FinaMetrica co-founder Paul Resnik said the “huge bias towards local assets” is exposing SMSFs to “significant investment risks and [trustees] should be urgently reviewing their asset allocations before these risks are crystallised”.
Mr Resnik said based on ATO data from the December quarter of 2014, Australian shares accounted for 32 per cent of all SMSF assets, cash and term deposits represented 28 per cent or $156.7 billion, while only 0.4 per cent or $2.4 billion was invested in international shares.
“When Australian markets correct – and they will – SMSFs will be hard hit given the sheer size of their exposure to Australian shares,” said Mr Resnik.
“But if SMSFs look offshore, there are unlimited opportunities to diversify their exposures across different asset classes and geographies, thereby reducing investment risks.”
Increasing their exposure overseas, Mr Resnik said, would also see SMSFs benefit from stronger returns.
“US markets have, for example, outperformed Australian markets over the past 12 months and the fall in the Australian dollar has magnified returns for international investors,” he said.
“If the Australian dollar continues to fall, then we could see even further gains.”
Mr Resnik said economic growth in Australia is lacklustre given the commodities downturn and the nation’s falling terms of trade, which could also depress share market returns this year.
“The US is expected to experience stronger growth in 2015, which could prompt such a further fall in the Australian dollar.”

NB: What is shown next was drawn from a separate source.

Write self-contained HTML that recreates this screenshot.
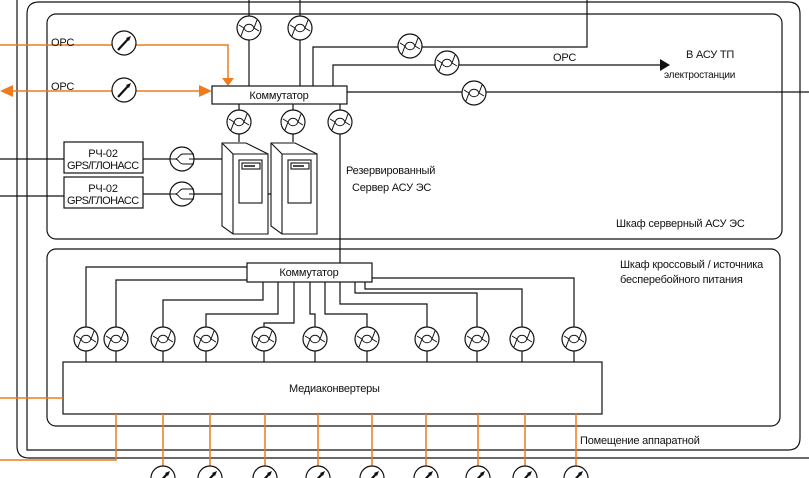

Most SMSFs, Mr Resnik argued, “still don’t largely understand how debilitating a downturn in Australia markets would be to achieving their retirement goals”.
“Good investment advice can help minimise the risk,” he said.



VTS, VEU, SPY, IVV, IOO, IEM, for low cost simple to understand diversified index exposure to overseas and now MGE offering active exposure. That’s before I start listing International Managed Funds for equities, property, debt and infrastructure and LICs. I have no problem finding diversification opportunities and clients have benefit enormously from the exposure.
While the average balance in SMSF is far higher than in larger master funds, for most, it is still not large enough to invest offshore with some diversity to spread the risk. On top of that, while the dollar favours overseas investments, there are too many that issue a dividend cheque for US$100 which then costs $20+ to deposit. The returns have to be pretty spectacular for the average SMSF. Add lack of trustee knowledge which limits investments to a few blue chips -not a pretty picture for the average fund. For the more sophisticated it is great and they are already invested.